Si los mitos tienen un valor permanente por encima de todo tiempo y lugar, podría ser que las figuras de Ulises y Penélope expresaran en términos de arquetipo la especificidad de lo masculino y lo femenino en su condición  de unidad matrimonial.


Platón, al final de La República, refiere por boca de Ea, hijo de Armenio, cómo las almas de los hombres y los héroes muertos, después de juzgados, eligen para reencarnarse el cuerpo y la vida de un hombre o de un animal, en consonancia con el tipo de vida que han llevado en su anterior encarnación. Así, Orfeo elige la vida de un cisne, Ayax Telamonio la de un león y Agamenón la de un águila.
Y ocurrió qué, última de todas por la suerte, iba a hacer la elección el alma de Ulises y, dando de lado a su ambición con el recuerdo de anteriores fatigas, buscaba, dando vueltas durante largo rato, la vida de un hombre común y desocupado, y, por fin, la halló en cierto lugar y olvidada por otros, y una vez que la vio, dijo que lo mismo habría hecho de haber salido (su alma) la primera (en el sorteo), y la escogió con gozo” (3).
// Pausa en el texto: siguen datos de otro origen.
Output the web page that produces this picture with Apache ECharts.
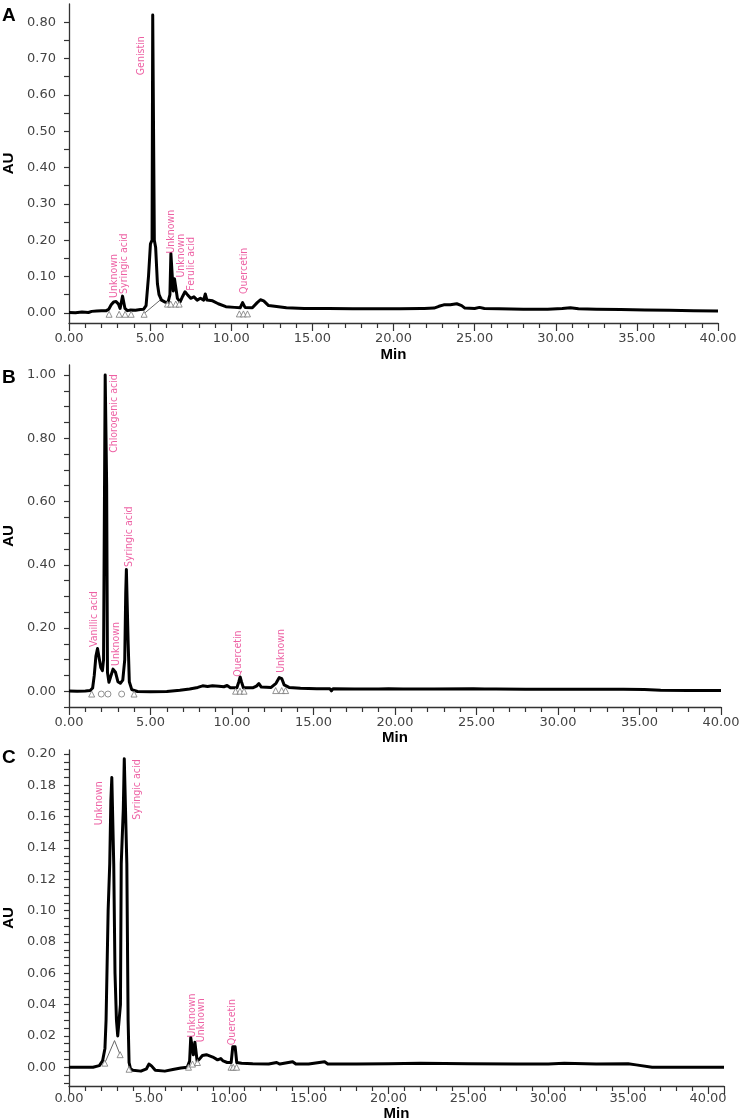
<!DOCTYPE html>
<html><head><meta charset="utf-8">
<script src="https://cdn.jsdelivr.net/npm/echarts@6/dist/echarts.min.js"></script>
<style>html,body{margin:0;padding:0;background:#fff}#c{width:741px;height:1120px}</style>
</head><body><div id="c"></div>
<script>
// ---------- DATA (retention time in min, absorbance in AU) ----------
const traceA = [[0,0.001],[0.4,0.0],[0.8,0.002],[1.2,0.001],[1.4,0.004],[1.7,0.005],[2.0,0.006],[2.3,0.006],[2.45,0.01],[2.6,0.022],[2.75,0.03],[2.9,0.031],[3.05,0.024],[3.15,0.012],[3.25,0.014],[3.3,0.046],[3.4,0.046],[3.45,0.012],[3.6,0.006],[3.8,0.008],[4.1,0.007],[4.4,0.009],[4.6,0.01],[4.75,0.02],[4.9,0.1],[5.02,0.19],[5.12,0.2],[5.16,0.82],[5.22,0.82],[5.26,0.2],[5.34,0.18],[5.45,0.08],[5.55,0.05],[5.7,0.035],[5.9,0.03],[6.1,0.028],[6.22,0.05],[6.28,0.163],[6.36,0.163],[6.42,0.06],[6.5,0.094],[6.6,0.094],[6.68,0.04],[6.85,0.03],[7.0,0.045],[7.15,0.058],[7.3,0.05],[7.5,0.04],[7.7,0.044],[7.9,0.035],[8.1,0.04],[8.3,0.035],[8.4,0.052],[8.5,0.035],[8.85,0.033],[9.2,0.025],[9.67,0.017],[10.2,0.015],[10.55,0.014],[10.7,0.028],[10.85,0.015],[11.3,0.014],[11.6,0.028],[11.8,0.036],[12.0,0.033],[12.3,0.02],[12.55,0.019],[13.4,0.014],[14.5,0.012],[16,0.012],[17.5,0.011],[19,0.011],[20.4,0.011],[21.7,0.012],[21.8,0.016],[21.9,0.012],[22.5,0.013],[22.8,0.018],[23.1,0.022],[23.5,0.022],[23.9,0.025],[24.2,0.02],[24.4,0.013],[25.0,0.012],[25.3,0.015],[25.6,0.012],[26.5,0.011],[28,0.01],[29.5,0.01],[30.4,0.012],[30.9,0.014],[31.4,0.011],[32.5,0.01],[34,0.009],[35.5,0.008],[37,0.007],[38.5,0.006],[40,0.005]];
const traceB = [[0,0.001],[0.5,0.0],[1.0,0.001],[1.3,0.002],[1.45,0.01],[1.55,0.05],[1.65,0.11],[1.75,0.135],[1.85,0.13],[1.95,0.075],[2.05,0.065],[2.12,0.1],[2.18,0.65],[2.22,1.0],[2.27,1.0],[2.31,0.65],[2.36,0.06],[2.45,0.028],[2.55,0.045],[2.7,0.07],[2.85,0.06],[3.0,0.03],[3.15,0.025],[3.3,0.035],[3.42,0.1],[3.48,0.31],[3.52,0.385],[3.58,0.385],[3.63,0.15],[3.7,0.03],[3.85,0.005],[4.2,-0.001],[5.0,-0.002],[6.0,-0.001],[6.8,0.003],[7.4,0.007],[7.9,0.012],[8.2,0.017],[8.5,0.015],[8.8,0.017],[9.2,0.016],[9.5,0.014],[9.7,0.018],[9.9,0.011],[10.3,0.011],[10.42,0.03],[10.5,0.045],[10.58,0.03],[10.7,0.011],[11.3,0.011],[11.5,0.016],[11.65,0.024],[11.8,0.013],[12.4,0.012],[12.7,0.025],[12.9,0.043],[13.05,0.04],[13.2,0.02],[13.5,0.012],[14.2,0.009],[15.2,0.008],[16.0,0.008],[16.1,0.001],[16.2,0.008],[17.5,0.007],[19,0.007],[19.6,0.008],[20.5,0.007],[22.2,0.007],[22.3,0.01],[22.4,0.007],[24.8,0.008],[25.5,0.007],[26.05,0.007],[26.1,0.003],[26.2,0.007],[28,0.006],[30,0.006],[32,0.006],[34,0.006],[35.3,0.005],[36.3,0.003],[38,0.002],[40,0.002]];
const traceC = [[0,0.0],[0.5,0.0],[0.6,0.001],[0.7,0.0],[1.2,0.0],[1.5,0.0],[1.9,0.001],[2.1,0.004],[2.25,0.012],[2.32,0.03],[2.45,0.1],[2.55,0.13],[2.62,0.17],[2.68,0.185],[2.74,0.185],[2.8,0.13],[2.88,0.06],[2.97,0.03],[3.05,0.02],[3.15,0.02],[3.22,0.04],[3.27,0.13],[3.4,0.165],[3.46,0.197],[3.54,0.197],[3.62,0.13],[3.7,0.03],[3.76,0.003],[3.85,-0.001],[4.0,-0.002],[4.5,-0.0025],[4.85,-0.001],[5.0,0.002],[5.15,0.001],[5.4,-0.002],[6.0,-0.0025],[6.5,-0.0015],[7.0,-0.0005],[7.4,0.0],[7.55,0.004],[7.62,0.019],[7.72,0.018],[7.78,0.008],[7.88,0.016],[7.95,0.015],[8.02,0.004],[8.15,0.005],[8.35,0.0075],[8.6,0.008],[9.0,0.0065],[9.3,0.0047],[9.5,0.0055],[9.65,0.004],[9.9,0.003],[10.15,0.003],[10.25,0.013],[10.4,0.013],[10.5,0.003],[10.8,0.0025],[11.5,0.0022],[12.5,0.002],[13.0,0.003],[13.2,0.002],[14.0,0.0035],[14.2,0.002],[15.0,0.002],[16.0,0.0035],[16.2,0.002],[18,0.002],[20,0.0022],[22,0.0025],[25,0.0022],[28,0.002],[30,0.002],[31,0.0025],[33,0.002],[35,0.0022],[35.5,0.0015],[36.5,0.0],[38,0.0],[41,0.0]];

const labelsA = [[2.78,0.041,'Unknown'],[3.4,0.052,'Syringic acid'],[4.44,0.654,'Genistin'],[6.3,0.163,'Unknown'],[6.91,0.097,'Unknown'],[7.53,0.061,'Ferulic acid'],[10.8,0.052,'Quercetin']];
const labelsB = [[1.58,0.14,'Vanillic acid'],[2.9,0.08,'Unknown'],[2.76,0.754,'Chlorogenic acid'],[3.68,0.393,'Syringic acid'],[10.39,0.046,'Quercetin'],[13.05,0.058,'Unknown']];
const labelsC = [[1.88,0.1546,'Unknown'],[4.28,0.158,'Syringic acid'],[7.69,0.019,'Unknown'],[8.25,0.016,'Unknown'],[10.24,0.014,'Quercetin']];

const triA = [[2.47,-0.004],[3.09,-0.004],[3.46,-0.004],[3.83,-0.004],[4.63,-0.004],[6.07,0.024],[6.27,0.024],[6.58,0.024],[6.79,0.024],[10.5,-0.003],[10.75,-0.003],[11.0,-0.003]];
const triB = [[1.39,-0.009],[3.99,-0.009],[10.22,0.0],[10.49,0.0],[10.74,0.0],[12.68,0.002],[13.05,0.002],[13.29,0.002]];
const circB = [[1.98,-0.009],[2.39,-0.009],[3.23,-0.009]];
const triC = [[2.24,0.0026],[3.2,0.008],[3.76,-0.0013],[7.48,0.0],[7.73,0.002],[8.04,0.003],[10.14,0.0],[10.28,0.0],[10.49,0.0]];

const baseA = [[4.63,-0.002],[5.75,0.04]];
const baseC = [[2.24,0.0026],[2.85,0.017],[3.2,0.008]];

const xLabels = [0,5,10,15,20,25,30,35,40];
const yLabelsA = [0,0.1,0.2,0.3,0.4,0.5,0.6,0.7,0.8];
const yLabelsB = [0,0.2,0.4,0.6,0.8,1.0];
const yLabelsC = [0,0.02,0.04,0.06,0.08,0.1,0.12,0.14,0.16,0.18,0.2];

// ---------- CHART ----------
function steps(a, b, s){ const r=[]; for(let v=a; v<=b+1e-9; v+=s) r.push(+v.toFixed(4)); return r; }
const panels = [
  {trace:traceA, labels:labelsA, tri:triA, circ:[], base:baseA, xMax:40, yMin:-0.028, yMax:0.85, top:4, height:319, right:23, yLabels:yLabelsA, yTicks:steps(0,0.8,0.05), letter:'A', letterTop:6, lm:9, ng:24},
  {trace:traceB, labels:labelsB, tri:triB, circ:circB, base:[], xMax:40, yMin:-0.05, yMax:1.032, top:365, height:342, right:20, yLabels:yLabelsB, yTicks:steps(-0.05,1.0,0.05), letter:'B', letterTop:368, lm:9, ng:23},
  {trace:traceC, labels:labelsC, tri:triC, circ:[], base:baseC, xMax:41, yMin:-0.012, yMax:0.2026, top:750, height:336, right:17, yLabels:yLabelsC, yTicks:steps(-0.01,0.2,0.005), letter:'C', letterTop:748, lm:6, ng:20}
];
const axisColor = '#333';
const tickFont = "'DejaVu Sans', Arial, sans-serif";
const labFont = "'Liberation Sans Narrow','Arial Narrow','DejaVu Sans Condensed',sans-serif";
const pink = '#e8388c';
const grid=[], xAxis=[], yAxis=[], series=[], graphic=[];
panels.forEach((p,i)=>{
  grid.push({left:69, right:p.right, top:p.top, height:p.height, containLabel:false, outerBoundsMode:'none'});
  xAxis.push({type:'value', gridIndex:i, min:0, max:p.xMax, interval:5,
    axisLine:{show:true, onZero:false, lineStyle:{color:axisColor, width:1.3}},
    axisTick:{show:true, length:8, lineStyle:{color:axisColor, width:1.2}},
    minorTick:{show:true, splitNumber:5, length:5, lineStyle:{color:axisColor, width:1.2}},
    splitLine:{show:false}, minorSplitLine:{show:false},
    axisLabel:{margin:p.lm, fontSize:13, color:'#444', fontFamily:tickFont, showMaxLabel: p.xMax===40, formatter:v=>v.toFixed(2)},
    name:'Min', nameLocation:'middle', nameGap:p.ng,
    nameTextStyle:{fontWeight:'bold', fontSize:15, color:'#000', fontFamily:'Liberation Sans, Arial, sans-serif'}
  });
  yAxis.push({type:'value', gridIndex:i, min:p.yMin, max:p.yMax,
    axisLine:{show:true, onZero:false, lineStyle:{color:axisColor, width:1.3}},
    axisTick:{show:true, length:5, customValues:p.yTicks, lineStyle:{color:axisColor, width:1.2}},
    splitLine:{show:false},
    axisLabel:{margin:13, fontSize:13, color:'#444', fontFamily:tickFont, customValues:p.yLabels, formatter:v=>v.toFixed(2)},
    name:'AU', nameLocation:'middle', nameGap:52, nameRotate:90,
    nameTextStyle:{fontWeight:'bold', fontSize:15, color:'#000', fontFamily:'Liberation Sans, Arial, sans-serif'}
  });
  if (p.base.length) series.push({type:'line', xAxisIndex:i, yAxisIndex:i, data:p.base, symbol:'none', silent:true, z:1,
    lineStyle:{color:'#666', width:1}});
  series.push({type:'line', xAxisIndex:i, yAxisIndex:i, data:p.trace, symbol:'none', silent:true, z:2,
    lineStyle:{color:'#000', width:3, join:'round'}});
  series.push({type:'scatter', xAxisIndex:i, yAxisIndex:i, data:p.tri, symbol:'triangle', symbolSize:6, silent:true, z:3,
    itemStyle:{color:'#fff', borderColor:'#777', borderWidth:1}});
  if (p.circ.length) series.push({type:'scatter', xAxisIndex:i, yAxisIndex:i, data:p.circ, symbol:'circle', symbolSize:6, silent:true, z:3,
    itemStyle:{color:'#fff', borderColor:'#777', borderWidth:1}});
  series.push({type:'scatter', xAxisIndex:i, yAxisIndex:i, symbolSize:0, silent:true, z:4,
    data:p.labels.map(l=>({value:[l[0],l[1]], name:l[2]})),
    label:{show:true, formatter:'{b}', rotate:90, position:'inside', align:'left', verticalAlign:'middle',
      fontSize:10.5, color:pink, fontFamily:labFont}});
  graphic.push({type:'text', left:2, top:p.letterTop, style:{text:p.letter, font:"bold 19px 'Liberation Sans', Arial, sans-serif", fill:'#000'}});
});
const chart = echarts.init(document.getElementById('c'));
chart.setOption({animation:false, grid, xAxis, yAxis, series, graphic});
</script>
</body></html>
Ulises elige para sí la vida de un hombre porque él es el hombre y lo que quiere es ser simplemente hombre. Por eso ya en vida rechazó la propuesta de la ninfa Calipso de hacerlo inmortal sí se casaba con ella; él era un mortal, casado con una mortal, y con quien tenía que volver para ser siempre sí mismo era con Penélope.
Pero, ¿es que acaso la vida que Ulises elige, la de “un hombre común y desocupado”, es diferente de la que antes había llevado? Por muy común que sea un hombre, y precisamente por serlo, si es hombre, varón, desarrolla su vida de actividades más o menos bélicas (la lucha por la vida, por “ganarse el pan con el sudor de su frente”), técnicas (laborales de cualquier tipo) y políticas (de relaciones sociales), y eso tensado por el impulso y el asedio erótico. Y en el ejercicio de esas actividades se ponen de manifiesto y se configuran sus cualidades psicológicas, sus principios éticos y sus creencias religiosas.


En una biografía así  no falta la experiencia de la soledad y del sufrimiento, y, en concreto, la experiencia de ausentarse de la intimidad de la esposa, de salir de casa, de su pobreza existencial, de la  pobreza existencial de ambos.
Pero también ésa es la experiencia de la esposa más común, de Penélope: la de que el varón se ha ausentado de ella,  de su intimidad, y de que la ha dejado sola. Y tampoco falta en la biografía de un  varón común, ni en la de una mujer común, la experiencia de la lucha por el reconocimiento del gozo si el reconocimiento llega a  alcanzarse.

Notas
1. Crf. B. Bettelhemin, Psicoanálisis de los cuentos de hadas. Crítica, Barcelona 6ª. Edición. 1973.
2. “El que no puede vivir en sociedad, o no necesita nada por su propia suficiencia, no es miembro de la ciudad, sino una bestia o un dios”, Aristóteles, Política, 1, 2; 1253 a 27-29.
Platón. La Republica, 620 c-d. Instituto de Estudios Políticos, Madrid, 1969.Traducción de J.J. Pabón y M. Fernández Galiano.